J'ai bien conscience que cet avis est totalement brouillon et mal écrit, mais il y a tant de choses à dire que je m'y perds. Une chose est sûre, la plume d'Elizabeth Taylor est belle, touchante et intelligente et elle mérite de reprendre sa place dans nos bibliothèques. Je vous encourage vivement (vous ordonne même) de dénicher ses œuvres et de les découvrir. Vous rencontrerez une oeuvre nostalgique, délicate et pertinente. 

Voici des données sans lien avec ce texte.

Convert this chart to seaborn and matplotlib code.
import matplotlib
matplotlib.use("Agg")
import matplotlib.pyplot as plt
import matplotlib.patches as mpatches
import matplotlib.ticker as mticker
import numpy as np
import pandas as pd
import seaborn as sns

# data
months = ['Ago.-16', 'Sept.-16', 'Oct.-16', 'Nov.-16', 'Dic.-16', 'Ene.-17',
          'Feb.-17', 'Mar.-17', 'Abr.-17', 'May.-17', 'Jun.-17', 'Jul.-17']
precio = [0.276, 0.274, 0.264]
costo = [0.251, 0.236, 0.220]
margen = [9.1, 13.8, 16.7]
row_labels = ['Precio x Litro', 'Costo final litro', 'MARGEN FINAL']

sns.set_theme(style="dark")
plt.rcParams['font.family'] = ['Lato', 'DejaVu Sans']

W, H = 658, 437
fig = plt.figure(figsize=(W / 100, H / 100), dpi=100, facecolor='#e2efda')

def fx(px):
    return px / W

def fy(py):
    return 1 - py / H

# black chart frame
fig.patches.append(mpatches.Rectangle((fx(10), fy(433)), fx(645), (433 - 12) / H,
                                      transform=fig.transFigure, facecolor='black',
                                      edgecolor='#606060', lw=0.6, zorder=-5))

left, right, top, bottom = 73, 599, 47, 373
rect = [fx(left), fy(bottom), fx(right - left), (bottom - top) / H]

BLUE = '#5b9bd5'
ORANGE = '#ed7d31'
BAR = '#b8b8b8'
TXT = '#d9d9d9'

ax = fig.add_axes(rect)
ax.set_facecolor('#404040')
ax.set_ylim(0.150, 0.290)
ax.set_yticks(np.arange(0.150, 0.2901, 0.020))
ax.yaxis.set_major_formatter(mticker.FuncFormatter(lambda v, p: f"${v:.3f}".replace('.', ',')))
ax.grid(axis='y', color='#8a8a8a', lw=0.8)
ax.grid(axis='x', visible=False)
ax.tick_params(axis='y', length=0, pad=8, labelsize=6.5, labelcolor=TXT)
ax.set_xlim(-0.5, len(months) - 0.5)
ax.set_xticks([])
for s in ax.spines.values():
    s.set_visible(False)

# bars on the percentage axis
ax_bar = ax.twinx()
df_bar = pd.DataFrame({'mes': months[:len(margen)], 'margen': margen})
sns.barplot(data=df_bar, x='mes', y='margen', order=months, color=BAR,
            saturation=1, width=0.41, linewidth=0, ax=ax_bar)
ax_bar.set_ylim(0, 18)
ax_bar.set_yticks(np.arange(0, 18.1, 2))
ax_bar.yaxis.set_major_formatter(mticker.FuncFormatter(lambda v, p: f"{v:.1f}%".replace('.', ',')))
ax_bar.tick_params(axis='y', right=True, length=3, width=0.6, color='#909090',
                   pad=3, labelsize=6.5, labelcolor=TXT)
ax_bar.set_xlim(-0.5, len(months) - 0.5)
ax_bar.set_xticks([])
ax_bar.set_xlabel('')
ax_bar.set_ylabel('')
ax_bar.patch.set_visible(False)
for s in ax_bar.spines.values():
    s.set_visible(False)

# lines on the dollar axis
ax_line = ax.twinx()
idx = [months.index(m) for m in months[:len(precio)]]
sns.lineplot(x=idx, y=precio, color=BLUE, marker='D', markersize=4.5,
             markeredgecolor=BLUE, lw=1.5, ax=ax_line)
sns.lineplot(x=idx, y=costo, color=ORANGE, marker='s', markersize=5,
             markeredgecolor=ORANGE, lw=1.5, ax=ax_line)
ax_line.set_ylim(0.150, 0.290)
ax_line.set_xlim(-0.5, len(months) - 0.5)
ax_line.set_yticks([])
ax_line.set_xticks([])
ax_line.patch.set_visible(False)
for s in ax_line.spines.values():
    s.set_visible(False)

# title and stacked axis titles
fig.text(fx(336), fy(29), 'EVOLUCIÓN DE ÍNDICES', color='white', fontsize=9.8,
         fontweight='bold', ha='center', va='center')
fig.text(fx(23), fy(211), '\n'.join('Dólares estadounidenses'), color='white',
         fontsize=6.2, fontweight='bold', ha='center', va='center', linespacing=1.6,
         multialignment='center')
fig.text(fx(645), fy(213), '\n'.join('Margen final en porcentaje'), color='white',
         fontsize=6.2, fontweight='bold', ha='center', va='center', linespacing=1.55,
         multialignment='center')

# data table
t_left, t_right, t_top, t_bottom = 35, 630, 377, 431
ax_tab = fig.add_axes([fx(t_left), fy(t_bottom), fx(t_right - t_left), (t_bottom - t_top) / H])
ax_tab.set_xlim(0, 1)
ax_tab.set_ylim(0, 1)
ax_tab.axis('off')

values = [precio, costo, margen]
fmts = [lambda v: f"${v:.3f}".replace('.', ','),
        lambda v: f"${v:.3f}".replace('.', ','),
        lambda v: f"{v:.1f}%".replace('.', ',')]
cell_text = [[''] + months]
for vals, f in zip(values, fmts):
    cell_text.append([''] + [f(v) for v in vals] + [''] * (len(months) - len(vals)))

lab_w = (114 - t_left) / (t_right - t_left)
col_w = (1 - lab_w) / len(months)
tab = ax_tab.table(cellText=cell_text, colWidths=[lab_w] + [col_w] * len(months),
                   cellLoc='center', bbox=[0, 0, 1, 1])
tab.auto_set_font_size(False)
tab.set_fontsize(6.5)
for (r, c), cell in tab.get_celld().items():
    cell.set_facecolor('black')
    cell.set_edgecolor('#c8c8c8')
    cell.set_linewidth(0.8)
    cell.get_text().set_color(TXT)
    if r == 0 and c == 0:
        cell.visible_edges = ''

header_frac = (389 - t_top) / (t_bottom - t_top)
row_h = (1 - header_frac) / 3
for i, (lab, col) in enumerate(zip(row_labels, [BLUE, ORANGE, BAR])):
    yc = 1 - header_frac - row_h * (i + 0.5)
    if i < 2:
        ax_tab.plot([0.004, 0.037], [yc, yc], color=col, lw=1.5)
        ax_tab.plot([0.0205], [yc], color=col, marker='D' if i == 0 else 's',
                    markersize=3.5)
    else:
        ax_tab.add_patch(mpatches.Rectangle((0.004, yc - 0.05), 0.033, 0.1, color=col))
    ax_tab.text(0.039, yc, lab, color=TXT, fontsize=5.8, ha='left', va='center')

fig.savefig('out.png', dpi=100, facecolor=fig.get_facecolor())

" - Je crois que le secret de votre pouvoir sur les gens est que vous communiez avec vous-même, non avec vos lecteurs.
Et il s'écarta.
Elle réfléchit une seconde, prit une gorgée de vin, et, les sourcils froncés, lui lança un regard étonné. Elle se demandait comment il avait deviné la vérité sur ses expériences quasi hypnotiques, cet acte de volonté au moyen duquel elle se projetait dans un autre monde dont elle émergeait, au bout d'un certain temps, physiquement recrue. Dans ces moments de fièvre, le lecteur n'existait pas.
- Oui, c'est vrai, dit-elle."
(Angel, E. Taylor, Rivages poche, 1991, p 196)

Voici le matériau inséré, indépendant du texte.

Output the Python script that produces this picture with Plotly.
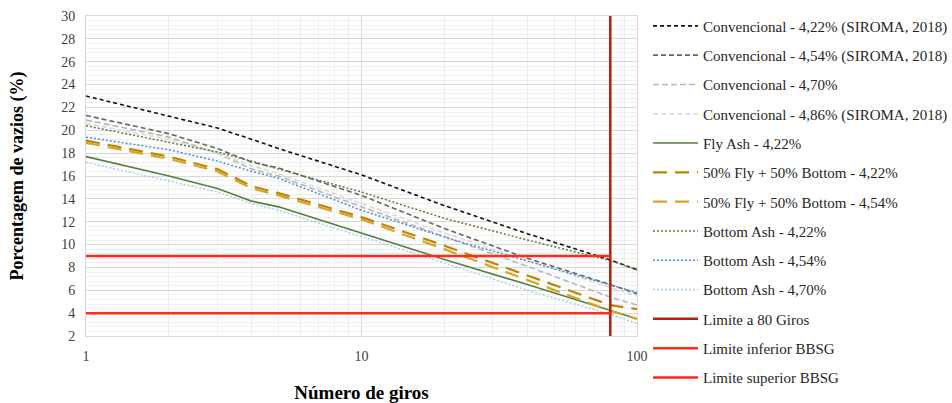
import plotly.graph_objects as go

giros = [1, 2, 3, 4, 5, 10, 20, 40, 80, 100]

conv_422 = [23.0, 21.2, 20.2, 19.2, 18.4, 16.1, 13.4, 10.95, 8.65, 7.8]
conv_454 = [21.3, 19.7, 18.4, 17.2, 16.7, 14.3, 11.4, 8.8, 6.5, 5.7]
conv_470 = [20.9, 19.4, 18.0, 16.6, 16.0, 13.3, 10.7, 8.1, 5.4, 4.7]
conv_486 = [20.6, 19.2, 18.0, 16.9, 16.2, 13.6, 11.0, 8.6, 6.3, 5.5]
fly_422 = [17.7, 16.0, 14.9, 13.8, 13.3, 11.0, 8.7, 6.5, 4.2, 3.5]
mix_422 = [19.1, 17.7, 16.6, 15.1, 14.5, 12.4, 9.9, 7.3, 4.7, 4.35]
mix_454 = [18.9, 17.5, 16.4, 14.9, 14.3, 12.2, 9.6, 6.9, 4.2, 3.5]
bottom_422 = [20.4, 18.95, 18.1, 17.3, 16.6, 14.6, 12.3, 10.4, 8.6, 7.8]
bottom_454 = [19.4, 18.3, 17.3, 16.4, 15.8, 13.0, 10.65, 8.55, 6.5, 5.8]
bottom_470 = [17.2, 15.6, 14.6, 13.6, 13.0, 10.7, 8.4, 6.0, 3.9, 3.1]

lim80_x = [80, 80]
lim80_y = [2, 30]
lim_x = [1, 80]
lim_inf = [4, 4]
lim_sup = [9, 9]

names = [
    "Convencional - 4,22% (SIROMA, 2018)",
    "Convencional - 4,54% (SIROMA, 2018)",
    "Convencional - 4,70%",
    "Convencional - 4,86% (SIROMA, 2018)",
    "Fly Ash - 4,22%",
    "50% Fly + 50% Bottom - 4,22%",
    "50% Fly + 50% Bottom - 4,54%",
    "Bottom Ash - 4,22%",
    "Bottom Ash - 4,54%",
    "Bottom Ash - 4,70%",
    "Limite a 80 Giros",
    "Limite inferior BBSG",
    "Limite superior BBSG",
]

series = [conv_422, conv_454, conv_470, conv_486, fly_422, mix_422, mix_454,
          bottom_422, bottom_454, bottom_470]
styles = [
    dict(color="#111111", dash="4px,3px", width=1.6),
    dict(color="#666666", dash="5px,3px", width=1.6),
    dict(color="#b8b8b8", dash="6px,3px", width=1.6),
    dict(color="#dadada", dash="5px,3px", width=1.6),
    dict(color="#55803a", dash="solid", width=1.6),
    dict(color="#b8860b", dash="14px,8px", width=2.2),
    dict(color="#d9a520", dash="14px,8px", width=2.2),
    dict(color="#5c7a3a", dash="2px,2px", width=1.5),
    dict(color="#4a90d9", dash="2px,2px", width=1.5),
    dict(color="#a8cdee", dash="2px,2px", width=1.5),
]

fig = go.Figure()
for i, (vals, st) in enumerate(zip(series, styles)):
    fig.add_trace(go.Scatter(x=giros, y=vals, mode="lines", name=names[i],
                             legendgroup=f"g{i}", line=st))

fig.add_trace(go.Scatter(x=lim80_x, y=lim80_y, mode="lines", name=names[10],
                         legendgroup="g10", line=dict(color="#b0200f", width=2.5)))
fig.add_trace(go.Scatter(x=lim_x, y=lim_inf, mode="lines", name=names[11],
                         legendgroup="g11", line=dict(color="#ff2a1a", width=2.5)))
fig.add_trace(go.Scatter(x=lim_x, y=lim_sup, mode="lines", name=names[12],
                         legendgroup="g12", line=dict(color="#ff2a1a", width=2.5)))

serif = "Liberation Serif, Times New Roman, serif"
fig.update_layout(
    width=952, height=403,
    margin=dict(l=86, r=315, t=16, b=67, autoexpand=False),
    paper_bgcolor="white", plot_bgcolor="white",
    font=dict(family=serif, size=14, color="#262626"),
    showlegend=True,
    legend=dict(x=1.02, xanchor="left", y=1.02, yanchor="top",
                font=dict(family=serif, size=15, color="#262626"),
                tracegroupgap=6.8, itemwidth=45, bgcolor="rgba(0,0,0,0)",
                maxheight=400),
    xaxis=dict(type="log", range=[0, 2], dtick=1,
               showgrid=True, gridcolor="#d9d9d9", gridwidth=1,
               minor=dict(dtick="D1", showgrid=True, gridcolor="#eeeeee", gridwidth=1),
               showline=True, linecolor="#d9d9d9", mirror=True,
               ticks="", ticklabelstandoff=7,
               tickfont=dict(family=serif, size=14, color="#404040"),
               automargin=False,
               title=dict(text="<b>Número de giros</b>", standoff=22,
                          font=dict(family=serif, size=19, color="#000000")),
               zeroline=False),
    yaxis=dict(range=[2, 30], dtick=2, tick0=0,
               showgrid=True, gridcolor="#d9d9d9", gridwidth=1,
               minor=dict(dtick=0.4, showgrid=True, gridcolor="#f0f0f0", gridwidth=1),
               showline=True, linecolor="#d9d9d9", mirror=True,
               ticks="", ticklabelstandoff=7,
               tickfont=dict(family=serif, size=14, color="#404040"),
               automargin=False,
               title=dict(text="<b>Porcentagem de vazios (%)</b>", standoff=32,
                          font=dict(family=serif, size=18, color="#000000")),
               zeroline=False),
)

fig.write_html("out.html", config={"displayModeBar": False},
               post_script="document.body.style.margin='0';")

(Source image : Johann Peter Hasenclever Die sentimentale. largesizepaintings.blogspot.com)

2 commentaires:

Shelbylee a dit…

Je suis très contente de t'avoir poussé à la sortir de ta PAL :-) Je vois que tu es autant sous le charme que moi. Je te comprends bien quand tu dis que c'est difficile d'en parler tellement ce roman est riche en thématiques et en émotions. Je pense que le vrai tour de force est de réussir à ce qu'on s'attache à des personnages aussi exécrables. Je compte bien continuer ma découverte d'Elizabeth Taylor. Par contre, je ne te conseille pas La palladienne, roman de jeunesse qui m'a déçue (on ne peut pas toujours être formidable).

Emjy a dit…

Contente aussi que tu sois tombée sous le charme d'Elizabeth Taylor, qui compte parmi mes auteurs préférés depuis quelques années. D'elle, j'ai beaucoup aimé Angel, Mrs Palfrey, Hotel Claremont et Une partie de cache-cache.